— Start DATA BLOCK —

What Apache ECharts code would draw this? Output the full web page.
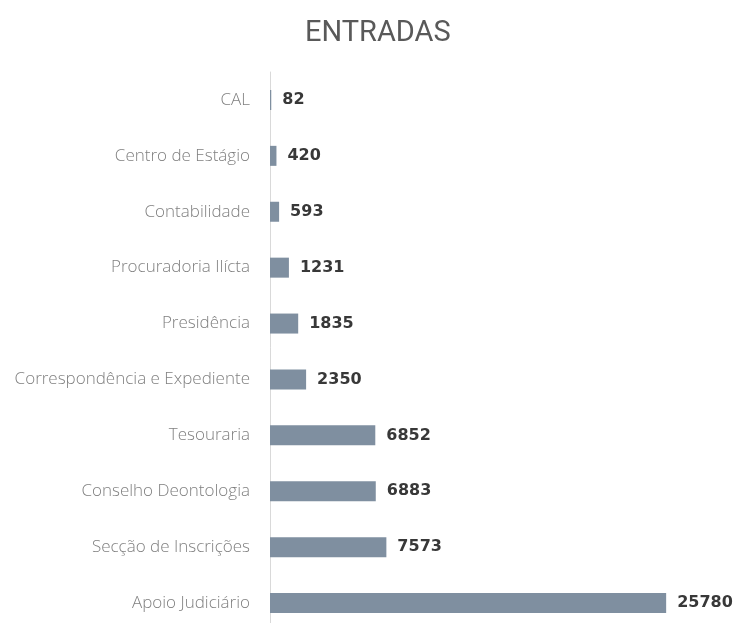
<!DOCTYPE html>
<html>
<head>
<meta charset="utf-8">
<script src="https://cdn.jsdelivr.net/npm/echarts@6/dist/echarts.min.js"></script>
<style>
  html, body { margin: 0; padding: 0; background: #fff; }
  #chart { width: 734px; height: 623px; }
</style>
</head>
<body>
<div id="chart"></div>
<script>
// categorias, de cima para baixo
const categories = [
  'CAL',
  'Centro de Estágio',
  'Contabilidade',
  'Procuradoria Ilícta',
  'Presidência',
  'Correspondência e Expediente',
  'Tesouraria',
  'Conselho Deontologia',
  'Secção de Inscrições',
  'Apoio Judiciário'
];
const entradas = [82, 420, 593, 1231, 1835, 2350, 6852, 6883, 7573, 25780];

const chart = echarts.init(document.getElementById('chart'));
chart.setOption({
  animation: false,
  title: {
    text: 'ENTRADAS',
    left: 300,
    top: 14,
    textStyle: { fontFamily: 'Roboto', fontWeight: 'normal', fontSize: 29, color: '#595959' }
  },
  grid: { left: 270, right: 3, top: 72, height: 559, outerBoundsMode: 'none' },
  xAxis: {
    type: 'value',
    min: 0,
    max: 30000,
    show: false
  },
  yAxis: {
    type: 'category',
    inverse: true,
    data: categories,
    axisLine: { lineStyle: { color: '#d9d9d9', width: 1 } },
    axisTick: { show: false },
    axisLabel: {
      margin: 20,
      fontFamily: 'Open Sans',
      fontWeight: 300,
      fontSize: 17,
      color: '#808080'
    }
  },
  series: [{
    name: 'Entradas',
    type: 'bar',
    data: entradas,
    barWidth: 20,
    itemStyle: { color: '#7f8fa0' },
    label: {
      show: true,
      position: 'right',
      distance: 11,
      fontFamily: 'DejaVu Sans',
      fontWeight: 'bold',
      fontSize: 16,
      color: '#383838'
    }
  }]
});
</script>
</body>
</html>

— End DATA BLOCK —

§ WHAT NEEDS TO BE DONE
Extract the lines exactly, please: the first line of the listing, the line with "6883, 7573, 25780];", and every line between them, but no pictures.

§ ANSWER
What Apache ECharts code would draw this? Output the full web page.
<!DOCTYPE html>
<html>
<head>
<meta charset="utf-8">
<script src="https://cdn.jsdelivr.net/npm/echarts@6/dist/echarts.min.js"></script>
<style>
  html, body { margin: 0; padding: 0; background: #fff; }
  #chart { width: 734px; height: 623px; }
</style>
</head>
<body>
<div id="chart"></div>
<script>
// categorias, de cima para baixo
const categories = [
  'CAL',
  'Centro de Estágio',
  'Contabilidade',
  'Procuradoria Ilícta',
  'Presidência',
  'Correspondência e Expediente',
  'Tesouraria',
  'Conselho Deontologia',
  'Secção de Inscrições',
  'Apoio Judiciário'
];
const entradas = [82, 420, 593, 1231, 1835, 2350, 6852, 6883, 7573, 25780];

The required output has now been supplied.